__COLLECTED MATERIAL__.
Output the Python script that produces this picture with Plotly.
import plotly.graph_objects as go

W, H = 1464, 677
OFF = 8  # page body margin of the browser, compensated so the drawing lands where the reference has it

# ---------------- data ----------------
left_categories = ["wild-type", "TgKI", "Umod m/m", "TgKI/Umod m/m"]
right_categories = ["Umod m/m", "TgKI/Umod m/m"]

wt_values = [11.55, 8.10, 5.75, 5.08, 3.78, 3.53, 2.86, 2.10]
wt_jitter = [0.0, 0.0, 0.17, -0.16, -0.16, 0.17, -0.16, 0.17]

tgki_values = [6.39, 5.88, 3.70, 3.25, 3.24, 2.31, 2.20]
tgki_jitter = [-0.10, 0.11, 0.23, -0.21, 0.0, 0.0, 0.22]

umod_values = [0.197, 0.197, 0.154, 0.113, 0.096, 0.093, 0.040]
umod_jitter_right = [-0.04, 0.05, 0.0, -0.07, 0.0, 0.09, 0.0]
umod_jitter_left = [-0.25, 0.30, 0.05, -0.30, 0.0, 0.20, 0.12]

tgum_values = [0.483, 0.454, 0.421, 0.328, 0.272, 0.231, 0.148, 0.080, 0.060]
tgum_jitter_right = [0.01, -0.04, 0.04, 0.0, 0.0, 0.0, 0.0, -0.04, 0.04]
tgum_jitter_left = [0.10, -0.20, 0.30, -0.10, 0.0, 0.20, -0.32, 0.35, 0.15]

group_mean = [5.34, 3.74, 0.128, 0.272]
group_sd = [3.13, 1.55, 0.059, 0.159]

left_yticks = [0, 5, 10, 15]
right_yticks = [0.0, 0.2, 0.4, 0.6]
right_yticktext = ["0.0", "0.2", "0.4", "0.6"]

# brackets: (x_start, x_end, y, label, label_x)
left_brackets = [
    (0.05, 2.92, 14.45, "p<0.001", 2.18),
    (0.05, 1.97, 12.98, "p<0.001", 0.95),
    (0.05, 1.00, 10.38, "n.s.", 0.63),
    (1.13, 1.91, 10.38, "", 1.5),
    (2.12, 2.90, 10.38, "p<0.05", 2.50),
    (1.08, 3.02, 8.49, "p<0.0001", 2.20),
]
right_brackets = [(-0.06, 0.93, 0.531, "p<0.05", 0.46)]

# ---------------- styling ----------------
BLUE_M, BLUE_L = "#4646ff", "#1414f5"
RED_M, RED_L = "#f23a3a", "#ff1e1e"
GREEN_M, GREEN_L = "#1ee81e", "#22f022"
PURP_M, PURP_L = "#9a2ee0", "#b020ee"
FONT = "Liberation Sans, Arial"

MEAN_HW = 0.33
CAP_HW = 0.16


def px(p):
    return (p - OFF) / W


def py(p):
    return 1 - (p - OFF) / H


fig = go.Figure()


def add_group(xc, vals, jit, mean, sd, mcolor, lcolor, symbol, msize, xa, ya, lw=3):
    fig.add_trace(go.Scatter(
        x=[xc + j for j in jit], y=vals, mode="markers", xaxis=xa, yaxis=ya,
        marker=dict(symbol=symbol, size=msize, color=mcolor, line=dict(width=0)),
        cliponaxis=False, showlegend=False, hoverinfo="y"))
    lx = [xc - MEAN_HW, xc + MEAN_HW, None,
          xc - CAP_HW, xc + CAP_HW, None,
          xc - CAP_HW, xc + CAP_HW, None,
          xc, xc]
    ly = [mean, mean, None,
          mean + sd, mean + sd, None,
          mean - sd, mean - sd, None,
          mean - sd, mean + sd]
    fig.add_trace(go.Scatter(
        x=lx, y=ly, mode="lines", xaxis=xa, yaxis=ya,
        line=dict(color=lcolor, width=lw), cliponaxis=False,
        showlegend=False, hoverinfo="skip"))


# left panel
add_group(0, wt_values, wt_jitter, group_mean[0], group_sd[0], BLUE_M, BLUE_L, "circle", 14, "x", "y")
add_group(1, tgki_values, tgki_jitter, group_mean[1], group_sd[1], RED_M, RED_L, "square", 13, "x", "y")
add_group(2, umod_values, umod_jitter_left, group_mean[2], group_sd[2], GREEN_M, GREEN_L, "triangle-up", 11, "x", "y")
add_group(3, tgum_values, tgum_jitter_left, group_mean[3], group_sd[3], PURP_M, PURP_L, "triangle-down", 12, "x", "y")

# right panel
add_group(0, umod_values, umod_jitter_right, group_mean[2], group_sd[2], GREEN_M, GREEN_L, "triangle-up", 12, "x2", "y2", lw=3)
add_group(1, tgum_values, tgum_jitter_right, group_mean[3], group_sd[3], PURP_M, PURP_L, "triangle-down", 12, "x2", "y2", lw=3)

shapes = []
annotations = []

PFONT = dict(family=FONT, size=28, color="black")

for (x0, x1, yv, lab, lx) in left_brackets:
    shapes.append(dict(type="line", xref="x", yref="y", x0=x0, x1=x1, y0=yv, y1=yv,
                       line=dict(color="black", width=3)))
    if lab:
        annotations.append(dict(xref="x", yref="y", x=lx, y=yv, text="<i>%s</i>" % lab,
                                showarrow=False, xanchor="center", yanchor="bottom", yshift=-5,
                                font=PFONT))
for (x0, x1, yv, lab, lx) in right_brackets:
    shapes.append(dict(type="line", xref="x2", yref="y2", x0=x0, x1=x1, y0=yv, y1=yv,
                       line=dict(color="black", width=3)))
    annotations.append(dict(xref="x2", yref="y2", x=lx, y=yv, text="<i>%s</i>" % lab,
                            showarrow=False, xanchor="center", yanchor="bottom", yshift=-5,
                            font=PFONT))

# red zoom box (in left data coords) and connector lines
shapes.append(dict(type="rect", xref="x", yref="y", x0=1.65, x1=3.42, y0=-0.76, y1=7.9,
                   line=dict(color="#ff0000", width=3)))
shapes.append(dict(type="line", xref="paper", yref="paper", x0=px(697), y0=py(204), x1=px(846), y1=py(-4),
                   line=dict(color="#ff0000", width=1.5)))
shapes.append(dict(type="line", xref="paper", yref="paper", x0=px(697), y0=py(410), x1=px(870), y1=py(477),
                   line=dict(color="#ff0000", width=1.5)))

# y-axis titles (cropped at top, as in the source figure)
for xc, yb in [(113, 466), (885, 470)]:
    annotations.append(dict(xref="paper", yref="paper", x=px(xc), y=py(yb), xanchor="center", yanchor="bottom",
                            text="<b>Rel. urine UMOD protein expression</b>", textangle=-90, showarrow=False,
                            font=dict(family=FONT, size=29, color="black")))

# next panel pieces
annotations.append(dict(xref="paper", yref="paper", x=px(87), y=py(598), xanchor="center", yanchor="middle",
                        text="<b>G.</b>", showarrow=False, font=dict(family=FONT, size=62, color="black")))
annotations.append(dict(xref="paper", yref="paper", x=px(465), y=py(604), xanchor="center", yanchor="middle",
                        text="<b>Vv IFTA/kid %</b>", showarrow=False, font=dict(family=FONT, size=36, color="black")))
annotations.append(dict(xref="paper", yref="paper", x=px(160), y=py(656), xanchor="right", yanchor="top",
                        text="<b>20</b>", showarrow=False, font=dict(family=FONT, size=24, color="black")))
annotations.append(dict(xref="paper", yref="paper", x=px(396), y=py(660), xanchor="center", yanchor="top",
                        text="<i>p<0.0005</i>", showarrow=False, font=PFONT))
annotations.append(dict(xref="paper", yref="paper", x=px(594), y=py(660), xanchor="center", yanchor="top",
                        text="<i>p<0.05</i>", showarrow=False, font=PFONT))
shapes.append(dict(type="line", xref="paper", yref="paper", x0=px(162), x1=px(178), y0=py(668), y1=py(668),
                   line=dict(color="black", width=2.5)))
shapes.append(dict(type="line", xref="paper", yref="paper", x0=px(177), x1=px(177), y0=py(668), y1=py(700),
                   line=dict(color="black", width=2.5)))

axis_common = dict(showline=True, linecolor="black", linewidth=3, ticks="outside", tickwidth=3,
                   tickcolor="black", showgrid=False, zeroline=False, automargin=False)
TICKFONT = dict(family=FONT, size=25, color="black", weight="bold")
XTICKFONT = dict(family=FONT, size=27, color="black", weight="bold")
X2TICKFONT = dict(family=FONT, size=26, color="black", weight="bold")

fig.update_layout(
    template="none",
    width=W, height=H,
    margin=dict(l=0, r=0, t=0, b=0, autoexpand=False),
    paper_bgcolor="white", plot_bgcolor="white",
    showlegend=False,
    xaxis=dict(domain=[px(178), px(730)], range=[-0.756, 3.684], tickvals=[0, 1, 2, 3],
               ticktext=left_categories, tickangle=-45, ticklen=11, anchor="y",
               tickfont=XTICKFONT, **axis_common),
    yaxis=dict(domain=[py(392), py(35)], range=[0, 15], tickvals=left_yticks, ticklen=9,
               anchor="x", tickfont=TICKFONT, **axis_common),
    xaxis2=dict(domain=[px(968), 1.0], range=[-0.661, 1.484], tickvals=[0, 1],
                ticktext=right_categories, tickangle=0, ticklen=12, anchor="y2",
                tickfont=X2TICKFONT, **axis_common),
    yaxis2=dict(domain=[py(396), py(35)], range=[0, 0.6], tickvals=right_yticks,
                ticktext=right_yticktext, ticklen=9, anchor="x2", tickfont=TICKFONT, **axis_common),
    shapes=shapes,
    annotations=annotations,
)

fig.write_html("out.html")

__AIM OF THE EXERCISE__. Copy the lines from the start of the data verbatim, stopping after the line containing "reference has it".

__TASK RESPONSE__.
Output the Python script that produces this picture with Plotly.
import plotly.graph_objects as go

W, H = 1464, 677
OFF = 8  # page body margin of the browser, compensated so the drawing lands where the reference has it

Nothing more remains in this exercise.